Source code of charts:

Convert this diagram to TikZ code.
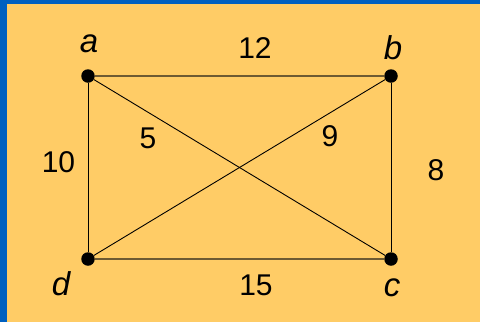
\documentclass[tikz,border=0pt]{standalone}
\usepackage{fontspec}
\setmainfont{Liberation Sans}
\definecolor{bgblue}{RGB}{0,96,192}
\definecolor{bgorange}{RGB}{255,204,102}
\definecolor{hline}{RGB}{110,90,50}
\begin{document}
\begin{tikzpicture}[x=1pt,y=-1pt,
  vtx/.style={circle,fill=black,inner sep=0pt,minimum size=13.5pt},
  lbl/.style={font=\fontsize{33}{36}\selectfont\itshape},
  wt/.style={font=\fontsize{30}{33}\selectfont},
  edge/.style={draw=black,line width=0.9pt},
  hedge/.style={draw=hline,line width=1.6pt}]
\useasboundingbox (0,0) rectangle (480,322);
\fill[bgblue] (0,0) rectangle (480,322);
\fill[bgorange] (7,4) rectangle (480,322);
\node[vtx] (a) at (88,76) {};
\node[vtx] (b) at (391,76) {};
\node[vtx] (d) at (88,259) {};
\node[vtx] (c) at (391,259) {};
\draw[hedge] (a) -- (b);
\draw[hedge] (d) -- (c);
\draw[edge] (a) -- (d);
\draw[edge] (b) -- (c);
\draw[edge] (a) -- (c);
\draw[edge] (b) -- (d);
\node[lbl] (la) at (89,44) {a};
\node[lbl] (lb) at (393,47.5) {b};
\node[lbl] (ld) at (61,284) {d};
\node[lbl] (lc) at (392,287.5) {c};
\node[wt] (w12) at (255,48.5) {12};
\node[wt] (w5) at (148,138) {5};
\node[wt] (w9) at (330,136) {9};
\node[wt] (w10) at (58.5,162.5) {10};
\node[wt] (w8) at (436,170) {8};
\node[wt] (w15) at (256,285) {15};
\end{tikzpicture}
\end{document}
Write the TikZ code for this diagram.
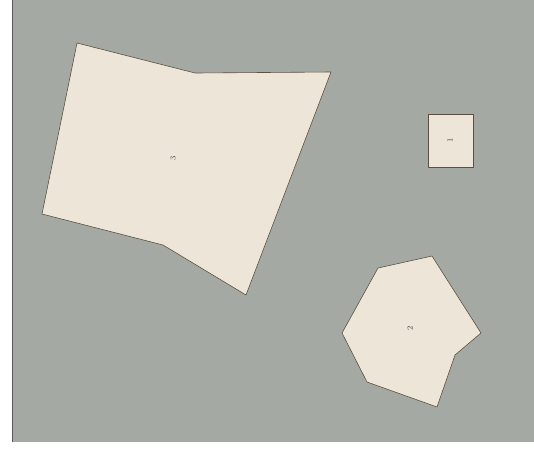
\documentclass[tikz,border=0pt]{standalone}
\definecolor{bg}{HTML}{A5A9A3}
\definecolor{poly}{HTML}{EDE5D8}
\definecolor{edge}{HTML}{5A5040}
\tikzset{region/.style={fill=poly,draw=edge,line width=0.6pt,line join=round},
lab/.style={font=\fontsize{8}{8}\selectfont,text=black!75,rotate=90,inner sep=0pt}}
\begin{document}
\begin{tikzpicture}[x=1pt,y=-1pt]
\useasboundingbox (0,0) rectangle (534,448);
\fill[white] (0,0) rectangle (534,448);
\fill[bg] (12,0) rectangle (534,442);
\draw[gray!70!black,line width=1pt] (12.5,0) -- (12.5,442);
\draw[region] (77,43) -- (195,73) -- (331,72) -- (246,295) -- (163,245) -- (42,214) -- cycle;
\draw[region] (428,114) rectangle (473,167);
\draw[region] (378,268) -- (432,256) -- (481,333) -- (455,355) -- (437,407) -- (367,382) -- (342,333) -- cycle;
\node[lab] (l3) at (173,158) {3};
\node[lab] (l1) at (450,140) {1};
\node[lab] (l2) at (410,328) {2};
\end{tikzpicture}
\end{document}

Do this → All of the records need repeating exactly, except for the pictures.

Correct output →
Convert this diagram to TikZ code.
\documentclass[tikz,border=0pt]{standalone}
\usepackage{fontspec}
\setmainfont{Liberation Sans}
\definecolor{bgblue}{RGB}{0,96,192}
\definecolor{bgorange}{RGB}{255,204,102}
\definecolor{hline}{RGB}{110,90,50}
\begin{document}
\begin{tikzpicture}[x=1pt,y=-1pt,
  vtx/.style={circle,fill=black,inner sep=0pt,minimum size=13.5pt},
  lbl/.style={font=\fontsize{33}{36}\selectfont\itshape},
  wt/.style={font=\fontsize{30}{33}\selectfont},
  edge/.style={draw=black,line width=0.9pt},
  hedge/.style={draw=hline,line width=1.6pt}]
\useasboundingbox (0,0) rectangle (480,322);
\fill[bgblue] (0,0) rectangle (480,322);
\fill[bgorange] (7,4) rectangle (480,322);
\node[vtx] (a) at (88,76) {};
\node[vtx] (b) at (391,76) {};
\node[vtx] (d) at (88,259) {};
\node[vtx] (c) at (391,259) {};
\draw[hedge] (a) -- (b);
\draw[hedge] (d) -- (c);
\draw[edge] (a) -- (d);
\draw[edge] (b) -- (c);
\draw[edge] (a) -- (c);
\draw[edge] (b) -- (d);
\node[lbl] (la) at (89,44) {a};
\node[lbl] (lb) at (393,47.5) {b};
\node[lbl] (ld) at (61,284) {d};
\node[lbl] (lc) at (392,287.5) {c};
\node[wt] (w12) at (255,48.5) {12};
\node[wt] (w5) at (148,138) {5};
\node[wt] (w9) at (330,136) {9};
\node[wt] (w10) at (58.5,162.5) {10};
\node[wt] (w8) at (436,170) {8};
\node[wt] (w15) at (256,285) {15};
\end{tikzpicture}
\end{document}
Write the TikZ code for this diagram.
\documentclass[tikz,border=0pt]{standalone}
\definecolor{bg}{HTML}{A5A9A3}
\definecolor{poly}{HTML}{EDE5D8}
\definecolor{edge}{HTML}{5A5040}
\tikzset{region/.style={fill=poly,draw=edge,line width=0.6pt,line join=round},
lab/.style={font=\fontsize{8}{8}\selectfont,text=black!75,rotate=90,inner sep=0pt}}
\begin{document}
\begin{tikzpicture}[x=1pt,y=-1pt]
\useasboundingbox (0,0) rectangle (534,448);
\fill[white] (0,0) rectangle (534,448);
\fill[bg] (12,0) rectangle (534,442);
\draw[gray!70!black,line width=1pt] (12.5,0) -- (12.5,442);
\draw[region] (77,43) -- (195,73) -- (331,72) -- (246,295) -- (163,245) -- (42,214) -- cycle;
\draw[region] (428,114) rectangle (473,167);
\draw[region] (378,268) -- (432,256) -- (481,333) -- (455,355) -- (437,407) -- (367,382) -- (342,333) -- cycle;
\node[lab] (l3) at (173,158) {3};
\node[lab] (l1) at (450,140) {1};
\node[lab] (l2) at (410,328) {2};
\end{tikzpicture}
\end{document}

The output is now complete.